Thankfully, that’s when Dr. Holsteen came by to teach a course on this very subject at DTS.
I don’t have the time to lay out everything you would need to come to your own decision on the subject, because the theories are more numerous than I would have thought. So let me just explain what conclusions I drew and leave you room to disagree and discuss as you will.
To the first question, I believe the Old Testament law doesn’t apply to Christians in any way. Whatever you obey in this area is your own preference, but not the expectation of God for you. [Editor’s note: what I meant to say is the Law of Moses is not binding on Christians; this does not in any way negate the importance of the Old Testament in our lives!] Jesus’ teachings are a tricky subject that requires further study on my part. [Editor’s note: this is a dispensationalist conundrum; I meant in no way to downplay Jesus’ teachings!] The one set of teachings I’m absolutely sure we should obey are those of the apostles. They spoke specifically to the church on behalf of Christ, so we know if nothing else we can trust that they are speaking to us. (How much culture gets in the way is debatable, but not a debate I wish to enter now.)
As for the second question, let me remind you that we are in fact saved by grace through faith, that because we believe (which is itself a free gift of God) we are given grace to cover all our sins. Dr. Swindoll was right: that alone sets us completely free. And we have seen what we are to do with that freedom. But you and I didn’t instantly become better people, did we? I mean, we’re now perfect in a legal sense before God, but everyone reading this knows I’m not perfect now. And I’m not likely to start tomorrow.
So how do we live up to such a high standard? How do we love each other as Jesus loved us? How can we be holy as God is holy? Well, God did not leave us alone; He gave His Holy Spirit to everyone who believes, the One who empowers us, corrects us, and changes us.
The point is that when I decided last year to try and be perfect, that was a good goal. It should be every Christian’s goal!
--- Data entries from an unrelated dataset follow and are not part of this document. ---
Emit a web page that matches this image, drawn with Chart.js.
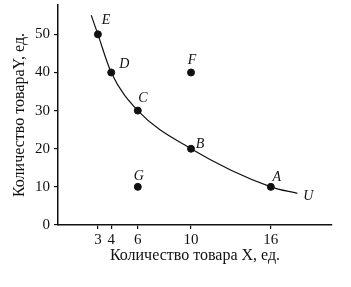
<!DOCTYPE html>
<html>
<head>
<meta charset="utf-8">
<script src="https://cdn.jsdelivr.net/npm/chart.js@4"></script>
<style>
  html, body { margin: 0; padding: 0; background: #fff; }
  #wrap { width: 351px; height: 287px; }
</style>
</head>
<body>
<div id="wrap"><canvas id="chart"></canvas></div>
<script>
// tick labels
var xTicks = [3, 4, 6, 10, 16];
var yTicks = [0, 10, 20, 30, 40, 50];

// named points
var pointNames = ['E', 'D', 'C', 'B', 'A', 'F', 'G'];
var pointX = [3, 4, 6, 10, 16, 10, 6];
var pointY = [50, 40, 30, 20, 10, 40, 10];

// indifference curve U
var curveName = 'U';
var curveX = [2.5, 3, 4, 6, 10, 16, 18];
var curveY = [55, 50, 40, 30, 20, 10, 8.3];

var serif = '"Liberation Serif", "DejaVu Serif", serif';

// where each letter sits relative to its dot
var labelOffsets = {
    E: [8, -14], D: [13, -8], C: [5, -12], B: [9, -4],
    A: [6, -10], F: [1, -12], G: [1, -11], U: [11, 3]
};

var pointLabels = {
    id: 'pointLabels',
    afterDatasetsDraw: function (chart) {
        var ctx = chart.ctx;
        ctx.save();
        ctx.fillStyle = '#111';
        ctx.font = 'italic 14px ' + serif;
        ctx.textAlign = 'center';
        ctx.textBaseline = 'middle';
        var pts = chart.getDatasetMeta(1).data;
        pts.forEach(function (p, i) {
            var o = labelOffsets[pointNames[i]];
            ctx.fillText(pointNames[i], p.x + o[0], p.y + o[1]);
        });
        var c = chart.getDatasetMeta(0).data;
        var last = c[c.length - 1];
        var o = labelOffsets[curveName];
        ctx.fillText(curveName, last.x + o[0], last.y + o[1]);
        ctx.restore();
    }
};

new Chart(document.getElementById('chart'), {
    type: 'scatter',
    data: {
        datasets: [{
            label: curveName,
            data: curveX.map(function (x, i) { return { x: x, y: curveY[i] }; }),
            showLine: true,
            borderColor: '#111',
            borderWidth: 1.2,
            pointRadius: 0,
            cubicInterpolationMode: 'monotone'
        }, {
            label: 'points',
            data: pointX.map(function (x, i) { return { x: x, y: pointY[i] }; }),
            backgroundColor: '#111',
            borderColor: '#111',
            pointRadius: 3.5
        }]
    },
    options: {
        responsive: true,
        maintainAspectRatio: false,
        animation: false,
        layout: { padding: { top: 0, right: 19, left: 0, bottom: 22 } },
        plugins: { legend: { display: false }, tooltip: { enabled: false } },
        scales: {
            x: {
                type: 'linear',
                min: 0,
                max: 20.6,
                afterBuildTicks: function (s) { s.ticks = xTicks.map(function (v) { return { value: v }; }); },
                afterFit: function (s) { s.height = 40; s.paddingLeft = 0; s.paddingRight = 0; },
                grid: { drawOnChartArea: false, tickLength: 4, color: '#111', lineWidth: 1.2 },
                border: { color: '#111', width: 1.5 },
                ticks: { color: '#111', font: { family: serif, size: 15 }, padding: 2, maxRotation: 0 },
                title: {
                    display: true,
                    text: 'Количество товара X, ед.',
                    color: '#111',
                    font: { family: serif, size: 16 },
                    padding: { top: 0, bottom: 0 }
                }
            },
            y: {
                type: 'linear',
                min: 0,
                max: 57.7,
                afterBuildTicks: function (s) { s.ticks = yTicks.map(function (v) { return { value: v }; }); },
                afterFit: function (s) { s.width = 58; s.paddingTop = 0; s.paddingBottom = 0; },
                grid: { drawOnChartArea: false, tickLength: 4, color: '#111', lineWidth: 1.2 },
                border: { color: '#111', width: 1.5 },
                ticks: { color: '#111', font: { family: serif, size: 15 }, padding: 4 },
                title: {
                    display: true,
                    text: 'Количество товараY, ед.',
                    color: '#111',
                    font: { family: serif, size: 16 },
                    padding: { top: 10, bottom: 2 }
                }
            }
        }
    },
    plugins: [pointLabels]
});
</script>
</body>
</html>
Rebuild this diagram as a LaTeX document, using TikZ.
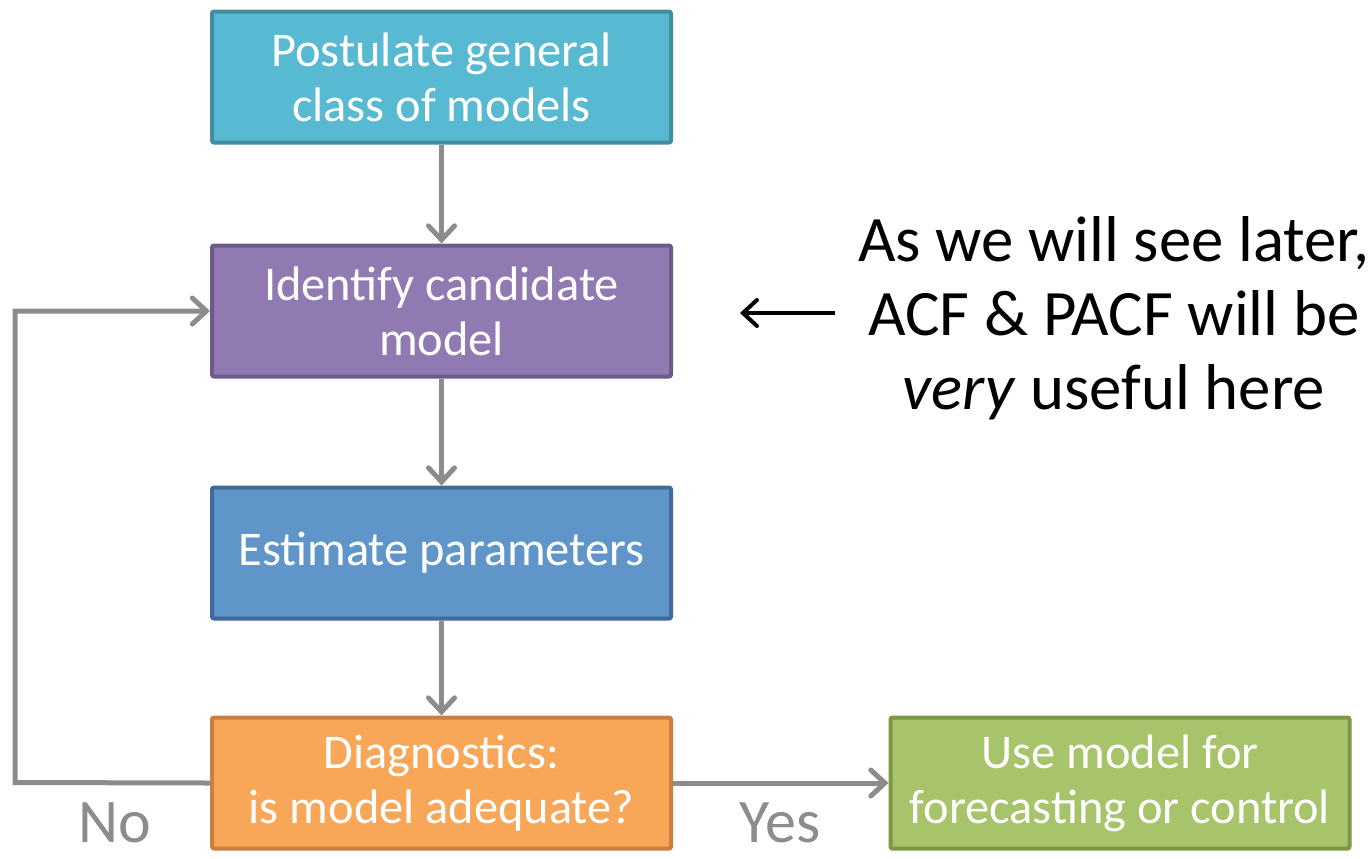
\documentclass[tikz,border=0pt]{standalone}
\usepackage{fontspec}
\setmainfont{Carlito}
\usetikzlibrary{arrows.meta}
\definecolor{aquafill}{HTML}{58B9D2}
\definecolor{aquadraw}{HTML}{418EA1}
\definecolor{purplefill}{HTML}{917AB2}
\definecolor{purpledraw}{HTML}{6E5A8A}
\definecolor{bluefill}{HTML}{5F95C8}
\definecolor{bluedraw}{HTML}{3F6A9A}
\definecolor{orangefill}{HTML}{F7A757}
\definecolor{orangedraw}{HTML}{C9803F}
\definecolor{greenfill}{HTML}{A8C46A}
\definecolor{greendraw}{HTML}{7D9845}
\definecolor{flowgrey}{HTML}{8C8C8C}
\begin{document}
\begin{tikzpicture}[x=0.5pt, y=-0.5pt,
  box/.style={draw, rectangle, align=center, line width=2pt, rounded corners=1pt,
    minimum width=229.5pt, minimum height=65.5pt, text=white,
    font=\fontsize{24.2}{27.5}\selectfont},
  flow/.style={draw=flowgrey, line width=2.5pt,
    -{Straight Barb[length=7pt, width=13pt, line cap=round]}},
  answer/.style={text=flowgrey, inner sep=0pt, anchor=base, font=\fontsize{31}{36}\selectfont}]
\useasboundingbox (0,0) rectangle (1371,858);

\node[box, fill=aquafill, draw=aquadraw] (a) at (441.5,77) {Postulate general\\class of models};
\node[box, fill=purplefill, draw=purpledraw] (b) at (441.5,311) {Identify candidate\\model};
\node[box, fill=bluefill, draw=bluedraw] (c) at (441.5,553) {Estimate parameters};
\node[box, fill=orangefill, draw=orangedraw] (d) at (441.5,783) {Diagnostics:\\is model adequate?};
\node[box, fill=greenfill, draw=greendraw] (e) at (1120,783) {Use model for\\forecasting or control};

\node[align=center, font=\fontsize{32.4}{37}\selectfont] (note) at (1114,318)
  {As we will see later,\\ACF \& PACF will be\\\textit{very} useful here};
\coordinate (tail) at (835,313);
\coordinate (tip) at (740,313);
\coordinate (back) at (15,782.5);

\node[answer] (no) at (115,842) {No};
\node[answer] (yes) at (780,842) {Yes};

\draw[flow] (a) -- (b);
\draw[flow] (b) -- (c);
\draw[flow] (c) -- (d);
\draw[flow] (d) -- (e);
\draw[flow] (d.west) -- (back) |- (b.west);
\draw[line width=2pt, -{Straight Barb[length=7pt, width=13pt, line cap=round]}] (tail) -- (tip);
\end{tikzpicture}
\end{document}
But let’s not confuse what perfect means, and let’s not forget who’s doing the work. When I stop trying to be perfect, I am saying I no longer care about obeying God, that I don’t fully appreciate what those sins cost. The standard now met no longer matters. When I try to be perfect but in my own power, I am falling into the trap I was warned about. But this trap is not legalism, it’s idolatry. Legalism is tricky to define and usually has to do with how you judge yourself and others. But that this is idolatry is clear: I am now trusting in someone other than God to save me… namely, me.
Instead, we need to work to be perfect in God’s power, which seems to be more of a mindset than a different form of behavior. I had a breakthrough in class when my teacher said this: whenever I act in a godly manner, I never act alone. Some people may say God does the work, others that it is man, but however it happens the truth seems to be both. So my job is to work hard to be good, trusting that God will enable me to do so, and believing that whatever good I do is because He is moving in me, not because I am now capable on my own.
You may find that you disagree with me on this, and I’m fine with that. I was amazed to see how many different views there are on this subject in the evangelical world alone. But this view seemed to make the most sense to me with regard to Scripture and my own personal experience as a Christian.